Après s’être vue refuser une libération sous caution et même la visite des membres de sa famille, elle a entrepris une grève de la faim le 6 octobre. Son état de santé se détériorait de jour en jour. Beaucoup de personnalités politiques, de défenseurs des droits humains et de dissidents, dont son amie et collègue Shirin Ebadi l’ont appelée à cesser sa grève de la faim. Elle l’a terminée le 26 octobre. Mais six jours plus tard, elle recommençait une grève de la faim et de la soif qu’elle a cessé le 10 novembre.(Elle est toujours en grève de la faim mais a cessé sa grève de la soif)

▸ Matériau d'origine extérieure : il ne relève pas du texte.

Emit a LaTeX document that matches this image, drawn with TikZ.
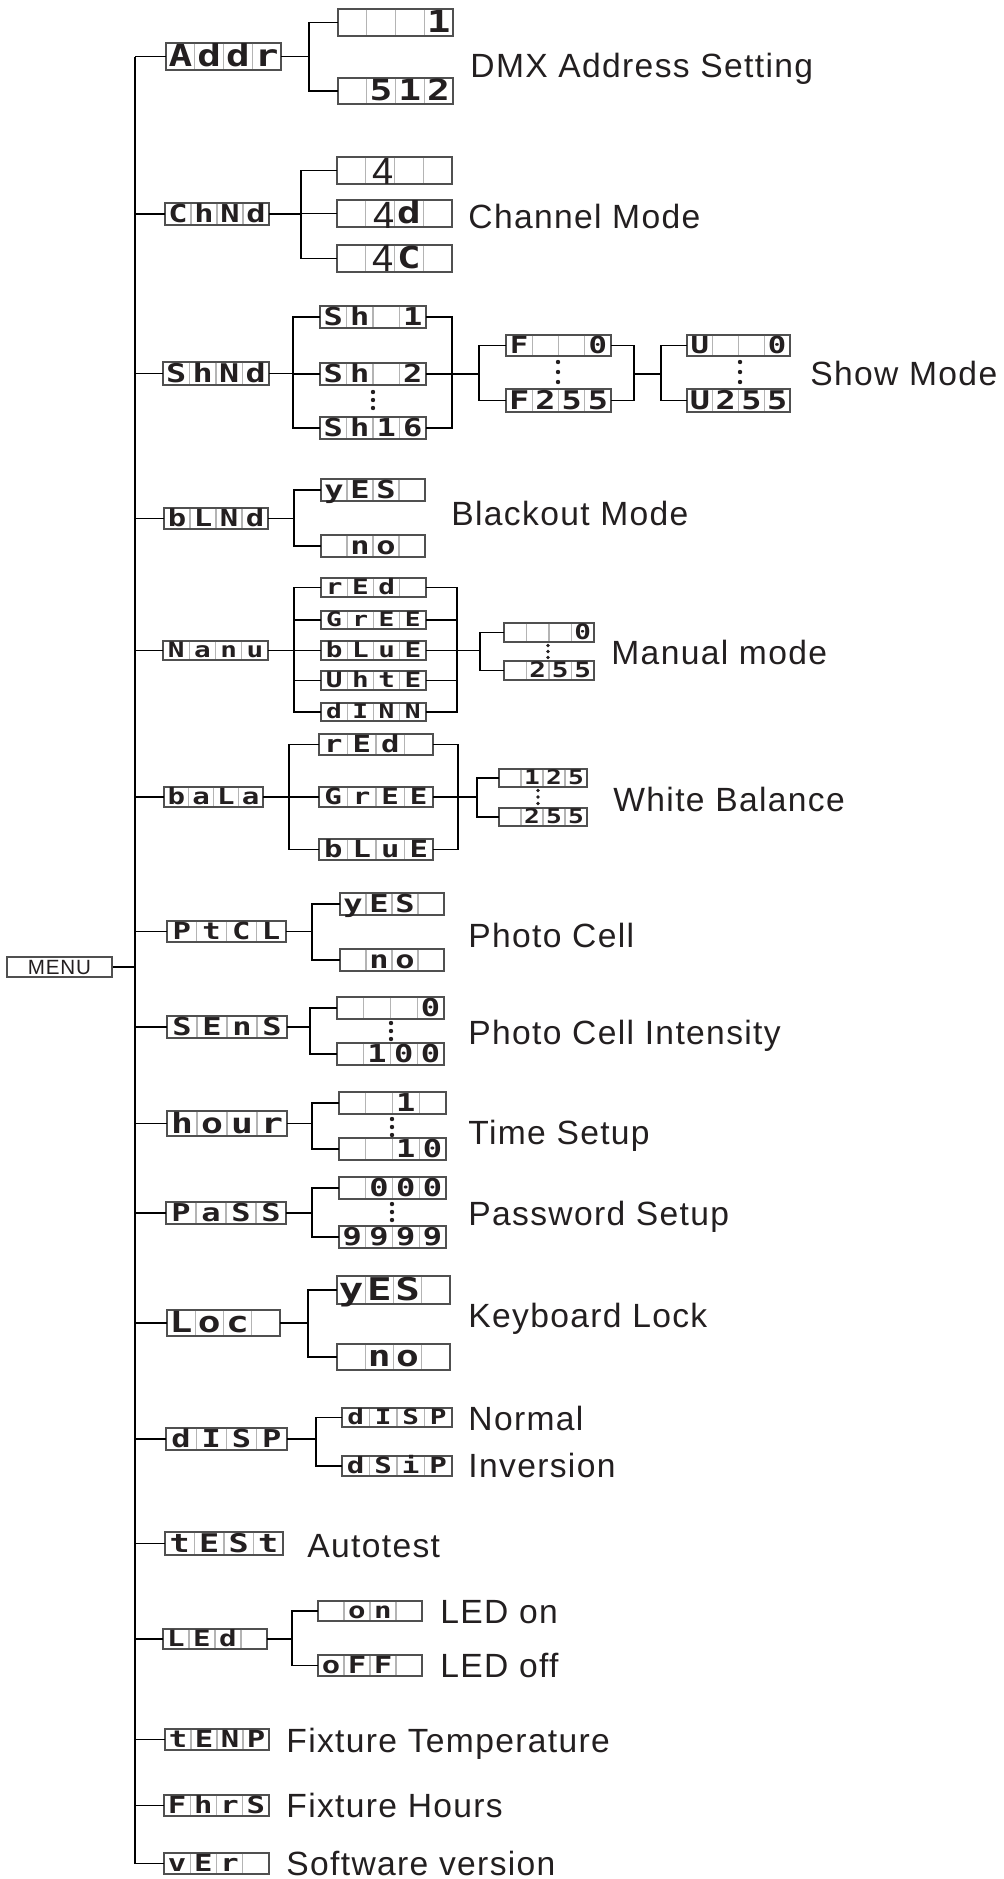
\documentclass[tikz,border=0pt]{standalone}
\usepackage{fontspec}
\usepackage{graphicx}
\newfontfamily\labfont[LetterSpace=4]{Liberation Sans}
\newfontfamily\fourfont{Liberation Sans}
\newfontfamily\segfont{DejaVu Sans Mono}
\definecolor{ink}{HTML}{231F20}
\definecolor{boxgray}{HTML}{505050}
\definecolor{cellsep}{HTML}{B4B4B4}
\tikzset{
  wire/.style={line width=0.85pt, draw=black},
  lcdbox/.style={draw=boxgray, line width=0.6pt, inner sep=0pt, outer sep=0pt, rectangle},
  lcdsep/.style={draw=cellsep, line width=0.6pt},
  segchar/.style={inner sep=0pt, text=ink, anchor=base},
  fourchar/.style={inner sep=0pt, text=ink, anchor=base, font=\fourfont\fontsize{19pt}{19pt}\selectfont},
  desc/.style={anchor=west, inner sep=0pt, text=ink, font=\labfont\fontsize{16.8pt}{18pt}\selectfont, text height=12pt, text depth=0pt},
  menubox/.style={draw=boxgray, line width=0.6pt, inner sep=0pt, text=ink, font=\labfont\fontsize{10.3pt}{11pt}\selectfont, text height=7.2pt, text depth=0pt},
  sdot/.style={fill=ink}
}
\newcommand\lcdchar[3]{%
  \if\relax\detokenize{#3}\relax\else
  \node[segchar, font=\segfont\bfseries\fontsize{\lcdfs pt}{\lcdfs pt}\selectfont] (#1-#2) at ({\lcdl+(#2-0.5)*\lcdw},\lcdbase) {\scalebox{1.3}[1]{#3}};%
  \fi}
\newcommand\lcd[9]{%
  \pgfmathsetmacro\lcdl{#2}%
  \pgfmathsetmacro\lcdt{#3}%
  \pgfmathsetmacro\lcdr{#4}%
  \pgfmathsetmacro\lcdb{#5}%
  \pgfmathsetmacro\lcdw{(\lcdr-\lcdl)/4}%
  \pgfmathsetmacro\lcdh{\lcdb-\lcdt}%
  \pgfmathsetmacro\lcdfs{0.56*\lcdh}%
  \pgfmathsetmacro\lcdbase{\lcdb-0.12*\lcdh}%
  \node[lcdbox, minimum width={(\lcdr-\lcdl)*0.5pt}, minimum height={\lcdh*0.5pt}] (#1) at ({(\lcdl+\lcdr)/2},{(\lcdt+\lcdb)/2}) {};%
  \foreach \k in {1,2,3} {\draw[lcdsep] ({\lcdl+\k*\lcdw},{\lcdt+0.7}) -- ({\lcdl+\k*\lcdw},{\lcdb-0.7});}%
  \lcdchar{#1}{1}{#6}\lcdchar{#1}{2}{#7}\lcdchar{#1}{3}{#8}\lcdchar{#1}{4}{#9}%
}
\newcommand\fork[4]{%
  \coordinate (#1-x) at (#2,0);
  \coordinate (#1-j) at (#1.east -| #1-x);
  \draw[wire] (#1.east) -- (#1-j);
  \draw[wire] (#3.west) -| (#1-j) |- (#4.west);
}
\begin{document}
\begin{tikzpicture}[x=0.5pt,y=-0.5pt]
\useasboundingbox (0,0) rectangle (1004,1879);
% level 1
\node[menubox, minimum width=52.5pt, minimum height=10pt] (menu) at (59.5,967) {MENU};
\lcd{addr}{166}{43}{281}{70}{A}{d}{d}{r}
\lcd{chnd}{165}{203}{269}{225}{C}{h}{N}{d}
\lcd{shnd}{163}{362}{269}{385}{S}{h}{N}{d}
\lcd{blnd}{164}{508}{268}{529}{b}{L}{N}{d}
\lcd{nanu}{163}{641}{268}{660}{N}{a}{n}{u}
\lcd{bala}{164}{787}{263}{807}{b}{a}{L}{a}
\lcd{ptcl}{167}{921}{286}{942}{P}{t}{C}{L}
\lcd{sens}{167}{1016}{287}{1038}{S}{E}{n}{S}
\lcd{hour}{167}{1111}{287}{1136}{h}{o}{u}{r}
\lcd{pass}{166}{1202}{286}{1224}{P}{a}{S}{S}
\lcd{loc}{167}{1310}{280}{1336}{L}{o}{c}{}
\lcd{disp}{166}{1428}{287}{1450}{d}{I}{S}{P}
\lcd{test}{165}{1532}{283}{1555}{t}{E}{S}{t}
\lcd{led}{163}{1629}{267}{1649}{L}{E}{d}{}
\lcd{tenp}{165}{1729}{269}{1750}{t}{E}{N}{P}
\lcd{fhrs}{164}{1795}{269}{1816}{F}{h}{r}{S}
\lcd{ver}{164}{1853}{269}{1874}{v}{E}{r}{}
% level 2+
\lcd{a1}{338}{9}{453}{36}{}{}{}{1}
\lcd{a512}{338}{78}{453}{104}{}{5}{1}{2}
\lcd{c4}{337}{157}{452}{184}{}{}{}{}
\lcd{c4d}{337}{200}{452}{227}{}{}{d}{}
\lcd{c4c}{337}{245}{452}{272}{}{}{C}{}
\node[fourchar] (c4-n) at (383,184) {4};
\node[fourchar] (c4d-n) at (384,228) {4};
\node[fourchar] (c4c-n) at (383,271) {4};
\lcd{sh1}{320}{306}{426}{328}{S}{h}{}{1}
\lcd{sh2}{320}{363}{426}{385}{S}{h}{}{2}
\lcd{sh16}{320}{417}{426}{439}{S}{h}{1}{6}
\lcd{f0}{506}{335}{611}{356}{F}{}{}{0}
\lcd{f255}{506}{389}{611}{412}{F}{2}{5}{5}
\lcd{u0}{687}{335}{790}{356}{U}{}{}{0}
\lcd{u255}{687}{389}{790}{412}{U}{2}{5}{5}
\lcd{byes}{321}{479}{425}{501}{y}{E}{S}{}
\lcd{bno}{321}{535}{425}{557}{}{n}{o}{}
\lcd{mred}{321}{578}{426}{597}{r}{E}{d}{}
\lcd{mgree}{321}{611}{426}{629}{G}{r}{E}{E}
\lcd{mblue}{321}{641}{426}{660}{b}{L}{u}{E}
\lcd{mwhte}{321}{671}{426}{690}{U}{h}{t}{E}
\lcd{mdimm}{321}{703}{426}{721}{d}{I}{N}{N}
\lcd{m0}{504}{623}{594}{642}{}{}{}{0}
\lcd{m255}{504}{661}{594}{680}{}{2}{5}{5}
\lcd{wred}{319}{734}{433}{755}{r}{E}{d}{}
\lcd{wgree}{319}{787}{433}{807}{G}{r}{E}{E}
\lcd{wblue}{319}{839}{433}{860}{b}{L}{u}{E}
\lcd{w125}{499}{769}{587}{787}{}{1}{2}{5}
\lcd{w255}{499}{808}{587}{826}{}{2}{5}{5}
\lcd{pyes}{340}{893}{444}{915}{y}{E}{S}{}
\lcd{pno}{340}{949}{444}{971}{}{n}{o}{}
\lcd{s0}{337}{997}{444}{1019}{}{}{}{0}
\lcd{s100}{337}{1043}{444}{1065}{}{1}{0}{0}
\lcd{h1}{339}{1092}{446}{1114}{}{}{1}{}
\lcd{h10}{339}{1138}{446}{1160}{}{}{1}{0}
\lcd{p000}{339}{1177}{446}{1199}{}{0}{0}{0}
\lcd{p9999}{339}{1226}{446}{1248}{9}{9}{9}{9}
\lcd{lyes}{337}{1276}{450}{1304}{y}{E}{S}{}
\lcd{lno}{337}{1344}{450}{1370}{}{n}{o}{}
\lcd{dnorm}{342}{1408}{452}{1427}{d}{I}{S}{P}
\lcd{dinv}{342}{1456}{452}{1476}{d}{S}{i}{P}
\lcd{lon}{318}{1601}{422}{1621}{}{o}{n}{}
\lcd{loff}{318}{1655}{422}{1676}{o}{F}{F}{}
% trunk
\coordinate (trunk) at (135,0);
\draw[wire] (addr.west -| trunk) -- (ver.west -| trunk) -- (ver.west);
\foreach \n in {addr,chnd,shnd,blnd,nanu,bala,ptcl,sens,hour,pass,loc,disp,test,led,tenp,fhrs}
  \draw[wire] (\n.west -| trunk) -- (\n.west);
\draw[wire] (menu.east) -- (menu.east -| trunk);
% simple forks
\fork{addr}{309}{a1}{a512}
\fork{chnd}{301}{c4}{c4c}
\draw[wire] (c4d.west) -- (c4d.west -| chnd-x);
\fork{blnd}{294}{byes}{bno}
\fork{ptcl}{312}{pyes}{pno}
\fork{sens}{310}{s0}{s100}
\fork{hour}{312}{h1}{h10}
\fork{pass}{312}{p000}{p9999}
\fork{loc}{308}{lyes}{lno}
\fork{disp}{316}{dnorm}{dinv}
\fork{led}{292}{lon}{loff}
% show mode
\fork{shnd}{293}{sh1}{sh16}
\draw[wire] (sh2.west) -- (sh2.west -| shnd-x);
\coordinate (shR-x) at (452,0);
\coordinate (fJ-x) at (479,0);
\coordinate (fR-x) at (634,0);
\coordinate (uJ-x) at (661,0);
\draw[wire] (sh1.east) -| (sh2.east -| shR-x) |- (sh16.east);
\draw[wire] (sh2.east) -- (sh2.east -| fJ-x);
\draw[wire] (f0.west) -| (sh2.east -| fJ-x) |- (f255.west);
\draw[wire] (f0.east) -| (sh2.east -| fR-x) |- (f255.east);
\draw[wire] (sh2.east -| fR-x) -- (sh2.east -| uJ-x);
\draw[wire] (u0.west) -| (sh2.east -| uJ-x) |- (u255.west);
% manual
\fork{nanu}{294}{mred}{mdimm}
\foreach \n in {mgree,mblue,mwhte} \draw[wire] (\n.west) -- (\n.west -| nanu-x);
\coordinate (nR-x) at (457,0);
\coordinate (n2-x) at (480,0);
\draw[wire] (mred.east) -| (mblue.east -| nR-x) |- (mdimm.east);
\foreach \n in {mgree,mwhte} \draw[wire] (\n.east) -- (\n.east -| nR-x);
\draw[wire] (mblue.east) -- (mblue.east -| n2-x);
\draw[wire] (m0.west) -| (mblue.east -| n2-x) |- (m255.west);
% white balance
\fork{bala}{289}{wred}{wblue}
\draw[wire] (wgree.west) -- (wgree.west -| bala-x);
\coordinate (bR-x) at (458,0);
\coordinate (b2-x) at (477,0);
\draw[wire] (wred.east) -| (wgree.east -| bR-x) |- (wblue.east);
\draw[wire] (wgree.east) -- (wgree.east -| b2-x);
\draw[wire] (w125.west) -| (wgree.east -| b2-x) |- (w255.west);
% dots
\foreach \y in {392,400,408} \fill[sdot] (373,\y) circle (2.2);
\foreach \y in {362,372,382} \fill[sdot] (558,\y) circle (2.2);
\foreach \y in {362,372,382} \fill[sdot] (740,\y) circle (2.2);
\foreach \y in {645.5,651.5,657.5} \fill[sdot] (548,\y) circle (1.9);
\foreach \y in {790.5,797,803.5} \fill[sdot] (538,\y) circle (1.9);
\foreach \y in {1023,1031,1039} \fill[sdot] (391,\y) circle (2.2);
\foreach \y in {1119,1127,1135} \fill[sdot] (392,\y) circle (2.2);
\foreach \y in {1204,1212,1220} \fill[sdot] (392,\y) circle (2.2);
% labels
\node[desc] (t-dmx) at (470,65) {DMX Address Setting};
\node[desc] (t-ch) at (468,216) {Channel Mode};
\node[desc] (t-show) at (810,373) {Show Mode};
\node[desc] (t-black) at (451,513) {Blackout Mode};
\node[desc] (t-man) at (611,652) {Manual mode};
\node[desc] (t-wb) at (613,799) {White Balance};
\node[desc] (t-pc) at (468,935) {Photo Cell};
\node[desc] (t-pci) at (468,1032) {Photo Cell Intensity};
\node[desc] (t-time) at (468,1132) {Time Setup};
\node[desc] (t-pw) at (468,1213) {Password Setup};
\node[desc] (t-kb) at (468,1315) {Keyboard Lock};
\node[desc] (t-norm) at (468,1418) {Normal};
\node[desc] (t-inv) at (468,1465) {Inversion};
\node[desc] (t-auto) at (307,1545) {Autotest};
\node[desc] (t-lon) at (440,1611) {LED on};
\node[desc] (t-loff) at (440,1665) {LED off};
\node[desc] (t-temp) at (286,1740) {Fixture Temperature};
\node[desc] (t-hrs) at (286,1805) {Fixture Hours};
\node[desc] (t-sw) at (286,1863) {Software version};
\end{tikzpicture}
\end{document}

Le procès de Nasrine Sotoudeh est prévu pour lundi 15 novembre. Une campagne internationale conduite par Shirin Ebadi tente de contraindre les durs du régime à une libération même si elle n’est que provisoire. Nasrine Sotoudeh et tous ceux qui mettent leur vie en jeu pour faire avancer la démocratie et le respect des droits humains et citoyens en Iran méritent le soutien de tout être humain digne de ce nom.